Un instructeur de l'École des recrues de Saint-Jean-sur-Richelieu s'en tire avec un blâme et une amende de 3000 $ pour avoir fait des attouchements sexuels à une recrue dans sa voiture en présence d'une autre soldate. Accusé l'an dernier d'agression sexuelle, le caporal-chef Pierre Desrosiers a plaidé coupable en cour martiale à des accusations réduites de conduite déshonorante et d'ivresse.
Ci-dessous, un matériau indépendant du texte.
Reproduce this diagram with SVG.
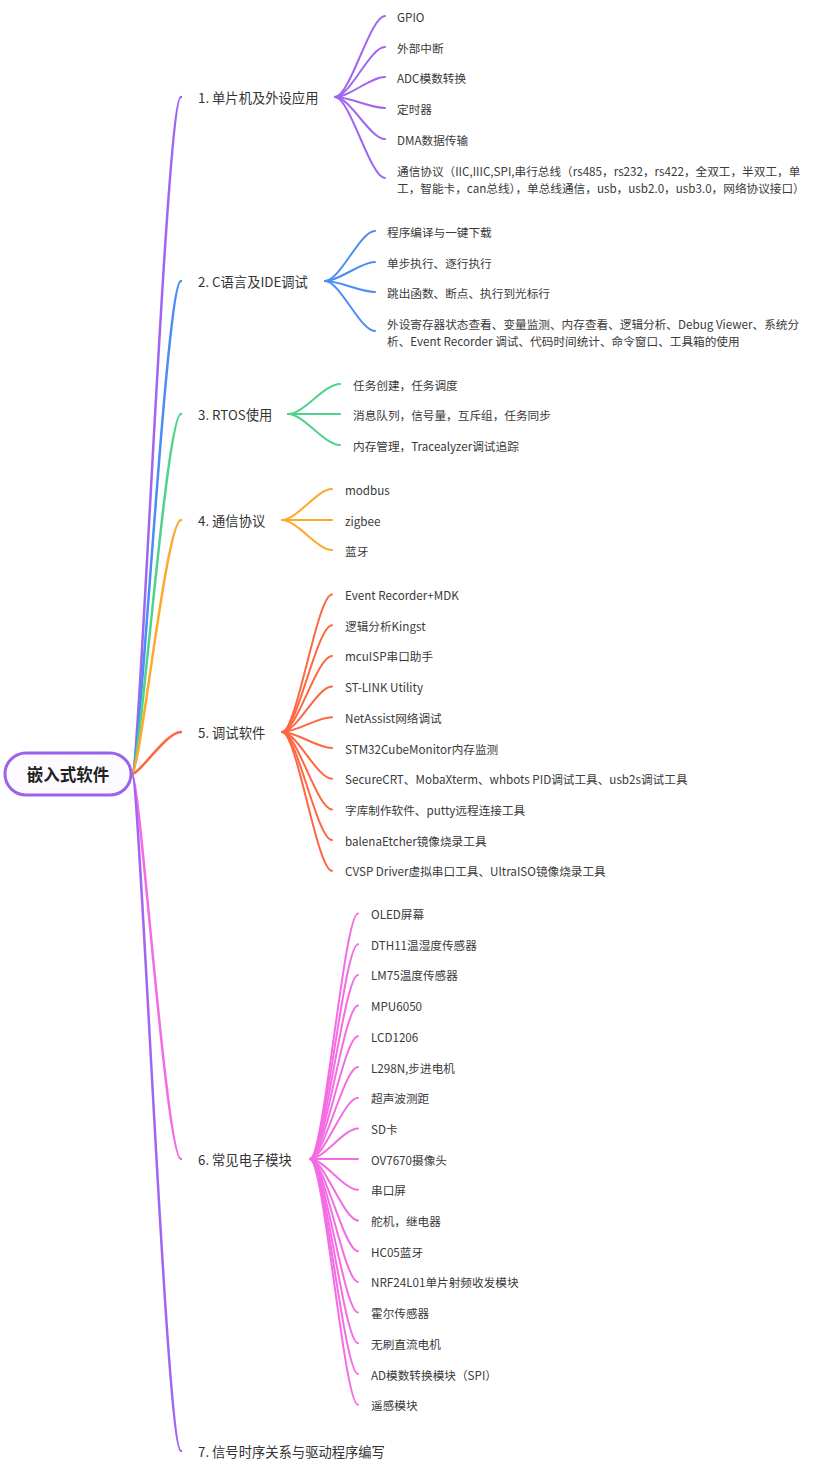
<svg xmlns="http://www.w3.org/2000/svg" width="828" height="1473" viewBox="0 0 828 1473">
<style>
text{font-family:"Noto Sans CJK SC","Noto Sans",sans-serif;dominant-baseline:central}
.lbl{font-size:13.3px;fill:#333}
.ch{font-size:11.65px;fill:#3a3a3a}
.root{font-size:16.5px;font-weight:bold;fill:#222}
path{fill:none;stroke-linecap:round}
.m{stroke-width:2.5}
.c{stroke-width:2}
.pu{stroke:#a066f2}.bl{stroke:#4b8cf7}.gr{stroke:#4fd38c}.or{stroke:#fca92e}.rd{stroke:#fd6742}.pk{stroke:#f56be3}
</style>
<rect width="828" height="1473" fill="#ffffff"/>
<g id="connectors">
<path class="m pu" d="M132,774 C140,774 166,97 181,97"/>
<path class="m bl" d="M132,774 C140,774 166,281 181,281"/>
<path class="m gr" d="M132,774 C140,774 166,414 181,414"/>
<path class="m or" d="M132,774 C140,774 166,520 181,520"/>
<path class="m rd" d="M132,774 C140,774 166,732 181,732"/>
<path class="m pk" d="M132,774 C140,774 166,1159 181,1159"/>
<path class="m pu" d="M132,774 C140,774 166,1451 181,1451"/>
<g class="c pu">
<path d="M335,97 C350,97 370,16 385,16"/>
<path d="M335,97 C350,97 370,47 385,47"/>
<path d="M335,97 C350,97 370,77 385,77"/>
<path d="M335,97 C350,97 370,108 385,108"/>
<path d="M335,97 C350,97 370,139 385,139"/>
<path d="M335,97 C350,97 370,178 385,178"/>
</g>
<g class="c bl">
<path d="M325,281 C340,281 360,231 375,231"/>
<path d="M325,281 C340,281 360,262 375,262"/>
<path d="M325,281 C340,281 360,292 375,292"/>
<path d="M325,281 C340,281 360,331 375,331"/>
</g>
<g class="c gr">
<path d="M288,414 C304,414 324,384 340,384"/>
<path d="M288,414 L340,414"/>
<path d="M288,414 C304,414 324,445 340,445"/>
</g>
<g class="c or">
<path d="M282,520 C297,520 317,489 332,489"/>
<path d="M282,520 L332,520"/>
<path d="M282,520 C297,520 317,550 332,550"/>
</g>
<g class="c rd">
<path d="M282,732 C297,732 317,594.5 332,594.5"/>
<path d="M282,732 C297,732 317,625.2 332,625.2"/>
<path d="M282,732 C297,732 317,655.9 332,655.9"/>
<path d="M282,732 C297,732 317,686.6 332,686.6"/>
<path d="M282,732 C297,732 317,717.3 332,717.3"/>
<path d="M282,732 C297,732 317,748 332,748"/>
<path d="M282,732 C297,732 317,778.7 332,778.7"/>
<path d="M282,732 C297,732 317,809.4 332,809.4"/>
<path d="M282,732 C297,732 317,840.1 332,840.1"/>
<path d="M282,732 C297,732 317,870.8 332,870.8"/>
</g>
<g class="c pk">
<path d="M310,1159 C324,1159 344,913.5 358,913.5"/>
<path d="M310,1159 C324,1159 344,944.2 358,944.2"/>
<path d="M310,1159 C324,1159 344,974.9 358,974.9"/>
<path d="M310,1159 C324,1159 344,1005.6 358,1005.6"/>
<path d="M310,1159 C324,1159 344,1036.3 358,1036.3"/>
<path d="M310,1159 C324,1159 344,1067 358,1067"/>
<path d="M310,1159 C324,1159 344,1097.7 358,1097.7"/>
<path d="M310,1159 C324,1159 344,1128.4 358,1128.4"/>
<path d="M310,1159 C324,1159 344,1159.1 358,1159.1"/>
<path d="M310,1159 C324,1159 344,1189.8 358,1189.8"/>
<path d="M310,1159 C324,1159 344,1220.5 358,1220.5"/>
<path d="M310,1159 C324,1159 344,1251.2 358,1251.2"/>
<path d="M310,1159 C324,1159 344,1281.9 358,1281.9"/>
<path d="M310,1159 C324,1159 344,1312.6 358,1312.6"/>
<path d="M310,1159 C324,1159 344,1343.3 358,1343.3"/>
<path d="M310,1159 C324,1159 344,1374 358,1374"/>
<path d="M310,1159 C324,1159 344,1404.7 358,1404.7"/>
</g>
</g>
<g id="root">
<rect x="5" y="753" width="126" height="42" rx="21" fill="#fcfbff" stroke="#9c62ee" stroke-width="3"/>
<text class="root" x="68" y="774" text-anchor="middle">嵌入式软件</text>
</g>
<g id="b1"><text class="lbl" x="198" y="97">1. 单片机及外设应用</text></g>
<g id="b1-1"><text class="ch" x="397" y="16">GPIO</text></g>
<g id="b1-2"><text class="ch" x="397" y="47">外部中断</text></g>
<g id="b1-3"><text class="ch" x="397" y="77">ADC模数转换</text></g>
<g id="b1-4"><text class="ch" x="397" y="108">定时器</text></g>
<g id="b1-5"><text class="ch" x="397" y="139">DMA数据传输</text></g>
<g id="b1-6"><text class="ch" x="397" y="170">通信协议（IIC,IIIC,SPI,串行总线（rs485，rs232，rs422，全双工，半双工，单</text><text class="ch" x="397" y="187">工，智能卡，can总线），单总线通信，usb，usb2.0，usb3.0，网络协议接口）</text></g>
<g id="b2"><text class="lbl" x="198" y="281">2. C语言及IDE调试</text></g>
<g id="b2-1"><text class="ch" x="387" y="231">程序编译与一键下载</text></g>
<g id="b2-2"><text class="ch" x="387" y="262">单步执行、逐行执行</text></g>
<g id="b2-3"><text class="ch" x="387" y="292">跳出函数、断点、执行到光标行</text></g>
<g id="b2-4"><text class="ch" x="387" y="323">外设寄存器状态查看、变量监测、内存查看、逻辑分析、Debug Viewer、系统分</text><text class="ch" x="387" y="340">析、Event Recorder 调试、代码时间统计、命令窗口、工具箱的使用</text></g>
<g id="b3"><text class="lbl" x="198" y="414">3. RTOS使用</text></g>
<g id="b3-1"><text class="ch" x="353" y="384">任务创建，任务调度</text></g>
<g id="b3-2"><text class="ch" x="353" y="414">消息队列，信号量，互斥组，任务同步</text></g>
<g id="b3-3"><text class="ch" x="353" y="445">内存管理，Tracealyzer调试追踪</text></g>
<g id="b4"><text class="lbl" x="198" y="520">4. 通信协议</text></g>
<g id="b4-1"><text class="ch" x="345" y="489">modbus</text></g>
<g id="b4-2"><text class="ch" x="345" y="520">zigbee</text></g>
<g id="b4-3"><text class="ch" x="345" y="550">蓝牙</text></g>
<g id="b5"><text class="lbl" x="198" y="732">5. 调试软件</text></g>
<g id="b5-1"><text class="ch" x="345" y="594.5">Event Recorder+MDK</text></g>
<g id="b5-2"><text class="ch" x="345" y="625.2">逻辑分析Kingst</text></g>
<g id="b5-3"><text class="ch" x="345" y="655.9">mcuISP串口助手</text></g>
<g id="b5-4"><text class="ch" x="345" y="686.6">ST-LINK Utility</text></g>
<g id="b5-5"><text class="ch" x="345" y="717.3">NetAssist网络调试</text></g>
<g id="b5-6"><text class="ch" x="345" y="748">STM32CubeMonitor内存监测</text></g>
<g id="b5-7"><text class="ch" x="345" y="778.7">SecureCRT、MobaXterm、whbots PID调试工具、usb2s调试工具</text></g>
<g id="b5-8"><text class="ch" x="345" y="809.4">字库制作软件、putty远程连接工具</text></g>
<g id="b5-9"><text class="ch" x="345" y="840.1">balenaEtcher镜像烧录工具</text></g>
<g id="b5-10"><text class="ch" x="345" y="870.8">CVSP Driver虚拟串口工具、UltraISO镜像烧录工具</text></g>
<g id="b6"><text class="lbl" x="198" y="1159">6. 常见电子模块</text></g>
<g id="b6-1"><text class="ch" x="371" y="913.5">OLED屏幕</text></g>
<g id="b6-2"><text class="ch" x="371" y="944.2">DTH11温湿度传感器</text></g>
<g id="b6-3"><text class="ch" x="371" y="974.9">LM75温度传感器</text></g>
<g id="b6-4"><text class="ch" x="371" y="1005.6">MPU6050</text></g>
<g id="b6-5"><text class="ch" x="371" y="1036.3">LCD1206</text></g>
<g id="b6-6"><text class="ch" x="371" y="1067">L298N,步进电机</text></g>
<g id="b6-7"><text class="ch" x="371" y="1097.7">超声波测距</text></g>
<g id="b6-8"><text class="ch" x="371" y="1128.4">SD卡</text></g>
<g id="b6-9"><text class="ch" x="371" y="1159.1">OV7670摄像头</text></g>
<g id="b6-10"><text class="ch" x="371" y="1189.8">串口屏</text></g>
<g id="b6-11"><text class="ch" x="371" y="1220.5">舵机，继电器</text></g>
<g id="b6-12"><text class="ch" x="371" y="1251.2">HC05蓝牙</text></g>
<g id="b6-13"><text class="ch" x="371" y="1281.9">NRF24L01单片射频收发模块</text></g>
<g id="b6-14"><text class="ch" x="371" y="1312.6">霍尔传感器</text></g>
<g id="b6-15"><text class="ch" x="371" y="1343.3">无刷直流电机</text></g>
<g id="b6-16"><text class="ch" x="371" y="1374">AD模数转换模块（SPI）</text></g>
<g id="b6-17"><text class="ch" x="371" y="1404.7">遥感模块</text></g>
<g id="b7"><text class="lbl" x="198" y="1451">7. 信号时序关系与驱动程序编写</text></g>
</svg>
« Votre comportement inacceptable de décembre 2016 vous déshonore parce que tellement contraire aux principes de base d'une relation entre candidats et instructeurs », a conclu le juge militaire et capitaine de frégate Martin Pelletier dans sa décision rendue en mai dernier, mais rendue publique récemment.

CONGÉ DE NOËL

Deux recrues de l'École de leadership et de recrues des Forces canadiennes profitent du début de leur congé de Noël pour manger au restaurant Boston Pizza de Saint-Jean-sur-Richelieu, le 14 décembre 2016. Mais un de leurs instructeurs, alors attablé au bar, s'invite à leur table et met ses bras autour d'elles. Ivre, le caporal-chef Desrosiers suggère à l'une d'entre elles de quitter son copain et médit contre d'autres recrues du peloton.

Parties fumer un cigare avec leur instructeur, les deux recrues se retrouvent dans son véhicule en raison du froid. Une minute plus tard, le caporal-chef Desrosiers pose sa main sur la cuisse de la jeune femme sur le siège conducteur et continue de discuter avec la seconde recrue assise à l'arrière. Il commence à caresser la cuisse de sa victime qui tente de se distancer, mais reste coite.

L'instructeur glisse ensuite sa main sous le soutien-gorge de la recrue et lui empoigne la poitrine, toujours en présence de son amie. La victime tente alors de se libérer de son emprise en se tassant. Elle soutient n'avoir rien dit à son instructeur pendant les attouchements « pour éviter d'avoir des problèmes dans la poursuite de son cours de recrues », indique le résumé des faits présenté à la cour martiale. Les recrues refusent finalement d'être reconduites jusqu'à la base militaire et quittent le véhicule.

SANTÉ MENTALE

Le juge militaire note comme facteurs atténuants l'absence d'antécédent disciplinaire de l'accusé et son parcours sans faute pendant trois décennies au sein des Forces armées canadiennes (FAC). Le caporal-chef Desrosiers a été déployé en Bosnie et en Afghanistan à deux reprises. Il souffre d'ailleurs de problèmes de santé mentale en lien avec ses dernières missions.

Le juge relève toutefois de nombreux facteurs aggravants, dont le grade, le niveau d'expérience et le rôle d'instructeur du militaire de 48 ans.

« Une conduite de ce genre est sérieuse lorsqu'on agit envers un subordonné, mais est encore plus sérieuse lorsqu'on agit comme instructeur, surtout dans le cadre d'un cours de recrues, ceux-ci étant en situation de vulnérabilité significative envers les instructeurs chargés de leur évaluation sur un cours qui a un impact significatif sur la poursuite d'une carrière au sein des FAC », écrit le juge.

Lié par la suggestion des parties, le juge militaire a imposé un blâme et une amende de 3000 $ au caporal-chef pour ses deux crimes en vertu de la Loi sur la défense nationale.

Cette peine est similaire à d'autres peines imposées en cour martiale pour de tels crimes. Le juge était d'ailleurs tenu d'entériner la suggestion commune, à moins de considérer que cette peine est contraire à l'administration de la justice ou à l'intérêt public.

Dans les dernières années, plusieurs militaires se sont retrouvés devant la Cour martiale pour des crimes sexuels commis sur la base militaire de Saint-Jean-sur-Richelieu, également accablée par le suicide de plusieurs recrues. En juillet dernier, l'aviateur Barry Rutherford a été renvoyé des Forces pour s'être livré à des attaques gratuites contre une jeune militaire.